__Exercise prompt__.
Return all the data below as it stands, minus the pictures.

__Data__.
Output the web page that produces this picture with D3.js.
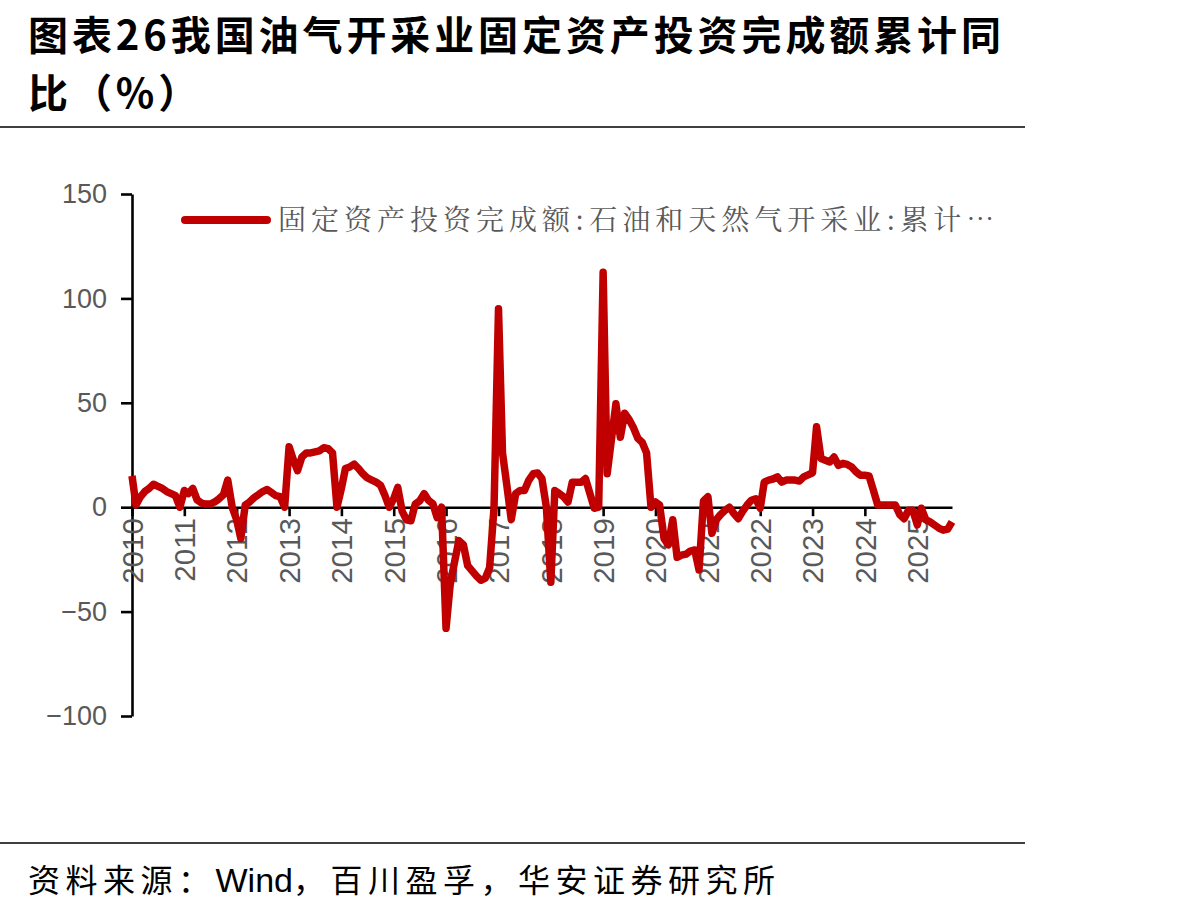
<!DOCTYPE html>
<html><head><meta charset="utf-8">
<script src="https://cdn.jsdelivr.net/npm/d3@7"></script>
<style>body{margin:0;background:#fff;} svg{display:block}</style>
</head><body>
<svg id="c" width="1191" height="910"></svg>
<script>
// ---- text ----
const titleLines = ["图表26我国油气开采业固定资产投资完成额累计同", "比（%）"];
const legendLabel = "固定资产投资完成额:石油和天然气开采业:累计…";
const sourceParts = ["资料来源：", "Wind", "，百川盈孚，华安证券研究所"];
// ---- axes ----
const yTicks = [150, 100, 50, 0, -50, -100];
const yearTicks = [2010,2011,2012,2013,2014,2015,2016,2017,2018,2019,2020,2021,2022,2023,2024,2025];
// ---- series: monthly cumulative YoY (%), Jan..Dec of each year ----
const v2010 = [null, 15, 1, 5, 7.5, 9, 11, 10, 9, 7.5, 6.5, 5.5];
const v2011 = [0, 8, 6.5, 9, 3.5, 2, 1.5, 1.5, 2.5, 4, 6, 13];
const v2012 = [0, -6, -15, 1, 2.5, 4.5, 6, 7.5, 8.5, 7, 5.5, 5];
const v2013 = [0, 29, 23, 17.5, 24, 26, 26, 26.5, 27, 28.5, 28, 26];
const v2014 = [0, 9, 18.5, 19.3, 20.6, 18.5, 16, 14, 13, 12, 10.5, 5.7];
const v2015 = [0, 4, 9.5, -2, -6, -6.5, 1.5, 3, 6.5, 3.3, 1.7, -5];
const v2016 = [0, -58, -37, -26, -16, -18, -28, -30.5, -33, -35, -34, -29];
const v2017 = [0, 95, 26, 10, -6, 6.5, 8, 8, 13, 16, 16.4, 13.7];
const v2018 = [0, -36, 8, 6.5, 5, 2.5, 12, 12, 12, 13.7, 6.5, -0.5];
const v2019 = [0, 112.5, 16, 33, 49.5, 33.5, 45, 42, 38, 33, 31, 26];
const v2020 = [0, 2.5, 1, -15, -18, -6, -24, -23, -22.5, -21, -20.5, -30];
const v2021 = [3, 5, -12.5, -6, -3.5, -1.5, 0, -3, -5.5, -2, 1, 3.3];
const v2022 = [4, -0.5, 12, 13, 13.5, 14.5, 12, 13, 13, 13, 12.5, 14.5];
const v2023 = [15.5, 16.5, 38.5, 23.3, 22.5, 21.7, 24, 20, 21, 20.5, 19.3, 17];
const v2024 = [15.3, 15.3, 15, 8, 1, 1, 1, 1, 1, -3.5, -5.5, -1.5];
const v2025 = [-1.5, -8.5, -0.5, -6, -7, -8.5, -10, -11, -10.5, -7];

const seriesByYear = [v2010,v2011,v2012,v2013,v2014,v2015,v2016,v2017,v2018,v2019,v2020,v2021,v2022,v2023,v2024,v2025];
const data = [];
seriesByYear.forEach((arr, k) => {
  arr.forEach((v, m) => { if (v !== null) data.push({date: new Date(yearTicks[k], m, 1), value: v}); });
});

const svg = d3.select("#c");
const axisGray = "#595959";
const red = "#C00000";

// title
svg.append("g").selectAll("text").data(titleLines).join("text")
  .attr("x", 28).attr("y", (d, i) => 50 + i * 58)
  .attr("font-family", "'Noto Sans CJK SC', sans-serif")
  .attr("font-weight", 700).attr("font-size", 40).attr("letter-spacing", 3.9)
  .attr("fill", "#000").text(d => d);

// rules
svg.append("line").attr("x1", 0).attr("x2", 1025).attr("y1", 127).attr("y2", 127)
  .attr("stroke", "#000").attr("stroke-width", 1.5);
svg.append("line").attr("x1", 0).attr("x2", 1025).attr("y1", 843).attr("y2", 843)
  .attr("stroke", "#000").attr("stroke-width", 1.5);

// source
const src = svg.append("text").attr("x", 28).attr("y", 892)
  .attr("font-family", "'Noto Sans CJK SC', sans-serif").attr("font-size", 32)
  .attr("fill", "#000");
src.selectAll("tspan").data(sourceParts).join("tspan")
  .attr("font-family", (d, i) => i === 1 ? "'Liberation Sans', Arial, sans-serif" : null)
  .attr("font-size", (d, i) => i === 1 ? 34 : null)
  .attr("letter-spacing", (d, i) => i === 1 ? 0 : 5.5)
  .text(d => d);

// scales
const x = d3.scaleTime().domain([new Date(2010, 1, 1), new Date(2025, 9, 1)]).range([132, 952]);
const y = d3.scaleLinear().domain([-100, 150]).range([716, 194]);

// y axis
const yAxis = svg.append("g").attr("transform", `translate(${x.range()[0]},0)`)
  .call(d3.axisLeft(y).tickValues(yTicks).tickSize(11).tickSizeOuter(0).tickPadding(14));
yAxis.select(".domain").attr("stroke", "#000").attr("stroke-width", 2.6);
yAxis.selectAll(".tick line").attr("stroke", "#000").attr("stroke-width", 2.6);
yAxis.selectAll(".tick text").attr("font-family", "'Liberation Sans', Arial, sans-serif")
  .attr("font-size", 27).attr("fill", axisGray);

// x axis at zero
const xAxis = svg.append("g").attr("transform", `translate(0,${y(0)})`)
  .call(d3.axisBottom(x).tickValues(yearTicks.map(yr => new Date(yr, 1, 1)))
    .tickFormat(d3.timeFormat("%Y")).tickSize(9).tickSizeOuter(0));
xAxis.select(".domain").attr("stroke", "#000").attr("stroke-width", 2.6);
xAxis.selectAll(".tick line").attr("stroke", "#000").attr("stroke-width", 2.6);
xAxis.selectAll(".tick text")
  .attr("font-family", "'Liberation Sans', Arial, sans-serif").attr("font-size", 29.5)
  .attr("fill", axisGray)
  .attr("text-anchor", "end").attr("dy", "0.35em")
  .attr("transform", "translate(0,10) rotate(-90)")
  .attr("x", -1).attr("y", 0);

// line
const line = d3.line().x(d => x(d.date)).y(d => y(d.value));
svg.append("path").datum(data).attr("d", line)
  .attr("fill", "none").attr("stroke", red).attr("stroke-width", 7.5)
  .attr("stroke-linejoin", "round").attr("stroke-linecap", "butt");

// legend
const lg = svg.append("g").attr("transform", "translate(185,220)");
lg.append("line").attr("x1", 0).attr("x2", 82).attr("y1", 0).attr("y2", 0)
  .attr("stroke", red).attr("stroke-width", 8).attr("stroke-linecap", "round");
lg.append("text").attr("x", 93).attr("y", 0).attr("dy", "0.36em")
  .attr("font-family", "'Noto Serif CJK SC', 'Noto Sans CJK SC', serif")
  .attr("font-size", 28).attr("fill", axisGray).attr("letter-spacing", 5)
  .text(legendLabel);
</script>
</body></html>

__Correct output__.
Output the web page that produces this picture with D3.js.
<!DOCTYPE html>
<html><head><meta charset="utf-8">
<script src="https://cdn.jsdelivr.net/npm/d3@7"></script>
<style>body{margin:0;background:#fff;} svg{display:block}</style>
</head><body>
<svg id="c" width="1191" height="910"></svg>
<script>
// ---- text ----
const titleLines = ["图表26我国油气开采业固定资产投资完成额累计同", "比（%）"];
const legendLabel = "固定资产投资完成额:石油和天然气开采业:累计…";
const sourceParts = ["资料来源：", "Wind", "，百川盈孚，华安证券研究所"];
// ---- axes ----
const yTicks = [150, 100, 50, 0, -50, -100];
const yearTicks = [2010,2011,2012,2013,2014,2015,2016,2017,2018,2019,2020,2021,2022,2023,2024,2025];
// ---- series: monthly cumulative YoY (%), Jan..Dec of each year ----
const v2010 = [null, 15, 1, 5, 7.5, 9, 11, 10, 9, 7.5, 6.5, 5.5];
const v2011 = [0, 8, 6.5, 9, 3.5, 2, 1.5, 1.5, 2.5, 4, 6, 13];
const v2012 = [0, -6, -15, 1, 2.5, 4.5, 6, 7.5, 8.5, 7, 5.5, 5];
const v2013 = [0, 29, 23, 17.5, 24, 26, 26, 26.5, 27, 28.5, 28, 26];
const v2014 = [0, 9, 18.5, 19.3, 20.6, 18.5, 16, 14, 13, 12, 10.5, 5.7];
const v2015 = [0, 4, 9.5, -2, -6, -6.5, 1.5, 3, 6.5, 3.3, 1.7, -5];
const v2016 = [0, -58, -37, -26, -16, -18, -28, -30.5, -33, -35, -34, -29];
const v2017 = [0, 95, 26, 10, -6, 6.5, 8, 8, 13, 16, 16.4, 13.7];
const v2018 = [0, -36, 8, 6.5, 5, 2.5, 12, 12, 12, 13.7, 6.5, -0.5];
const v2019 = [0, 112.5, 16, 33, 49.5, 33.5, 45, 42, 38, 33, 31, 26];
const v2020 = [0, 2.5, 1, -15, -18, -6, -24, -23, -22.5, -21, -20.5, -30];
const v2021 = [3, 5, -12.5, -6, -3.5, -1.5, 0, -3, -5.5, -2, 1, 3.3];
const v2022 = [4, -0.5, 12, 13, 13.5, 14.5, 12, 13, 13, 13, 12.5, 14.5];
const v2023 = [15.5, 16.5, 38.5, 23.3, 22.5, 21.7, 24, 20, 21, 20.5, 19.3, 17];
const v2024 = [15.3, 15.3, 15, 8, 1, 1, 1, 1, 1, -3.5, -5.5, -1.5];
const v2025 = [-1.5, -8.5, -0.5, -6, -7, -8.5, -10, -11, -10.5, -7];

const seriesByYear = [v2010,v2011,v2012,v2013,v2014,v2015,v2016,v2017,v2018,v2019,v2020,v2021,v2022,v2023,v2024,v2025];
const data = [];
seriesByYear.forEach((arr, k) => {
  arr.forEach((v, m) => { if (v !== null) data.push({date: new Date(yearTicks[k], m, 1), value: v}); });
});

const svg = d3.select("#c");
const axisGray = "#595959";
const red = "#C00000";

// title
svg.append("g").selectAll("text").data(titleLines).join("text")
  .attr("x", 28).attr("y", (d, i) => 50 + i * 58)
  .attr("font-family", "'Noto Sans CJK SC', sans-serif")
  .attr("font-weight", 700).attr("font-size", 40).attr("letter-spacing", 3.9)
  .attr("fill", "#000").text(d => d);

// rules
svg.append("line").attr("x1", 0).attr("x2", 1025).attr("y1", 127).attr("y2", 127)
  .attr("stroke", "#000").attr("stroke-width", 1.5);
svg.append("line").attr("x1", 0).attr("x2", 1025).attr("y1", 843).attr("y2", 843)
  .attr("stroke", "#000").attr("stroke-width", 1.5);

// source
const src = svg.append("text").attr("x", 28).attr("y", 892)
  .attr("font-family", "'Noto Sans CJK SC', sans-serif").attr("font-size", 32)
  .attr("fill", "#000");
src.selectAll("tspan").data(sourceParts).join("tspan")
  .attr("font-family", (d, i) => i === 1 ? "'Liberation Sans', Arial, sans-serif" : null)
  .attr("font-size", (d, i) => i === 1 ? 34 : null)
  .attr("letter-spacing", (d, i) => i === 1 ? 0 : 5.5)
  .text(d => d);

// scales
const x = d3.scaleTime().domain([new Date(2010, 1, 1), new Date(2025, 9, 1)]).range([132, 952]);
const y = d3.scaleLinear().domain([-100, 150]).range([716, 194]);

// y axis
const yAxis = svg.append("g").attr("transform", `translate(${x.range()[0]},0)`)
  .call(d3.axisLeft(y).tickValues(yTicks).tickSize(11).tickSizeOuter(0).tickPadding(14));
yAxis.select(".domain").attr("stroke", "#000").attr("stroke-width", 2.6);
yAxis.selectAll(".tick line").attr("stroke", "#000").attr("stroke-width", 2.6);
yAxis.selectAll(".tick text").attr("font-family", "'Liberation Sans', Arial, sans-serif")
  .attr("font-size", 27).attr("fill", axisGray);

// x axis at zero
const xAxis = svg.append("g").attr("transform", `translate(0,${y(0)})`)
  .call(d3.axisBottom(x).tickValues(yearTicks.map(yr => new Date(yr, 1, 1)))
    .tickFormat(d3.timeFormat("%Y")).tickSize(9).tickSizeOuter(0));
xAxis.select(".domain").attr("stroke", "#000").attr("stroke-width", 2.6);
xAxis.selectAll(".tick line").attr("stroke", "#000").attr("stroke-width", 2.6);
xAxis.selectAll(".tick text")
  .attr("font-family", "'Liberation Sans', Arial, sans-serif").attr("font-size", 29.5)
  .attr("fill", axisGray)
  .attr("text-anchor", "end").attr("dy", "0.35em")
  .attr("transform", "translate(0,10) rotate(-90)")
  .attr("x", -1).attr("y", 0);

// line
const line = d3.line().x(d => x(d.date)).y(d => y(d.value));
svg.append("path").datum(data).attr("d", line)
  .attr("fill", "none").attr("stroke", red).attr("stroke-width", 7.5)
  .attr("stroke-linejoin", "round").attr("stroke-linecap", "butt");

// legend
const lg = svg.append("g").attr("transform", "translate(185,220)");
lg.append("line").attr("x1", 0).attr("x2", 82).attr("y1", 0).attr("y2", 0)
  .attr("stroke", red).attr("stroke-width", 8).attr("stroke-linecap", "round");
lg.append("text").attr("x", 93).attr("y", 0).attr("dy", "0.36em")
  .attr("font-family", "'Noto Serif CJK SC', 'Noto Sans CJK SC', serif")
  .attr("font-size", 28).attr("fill", axisGray).attr("letter-spacing", 5)
  .text(legendLabel);
</script>
</body></html>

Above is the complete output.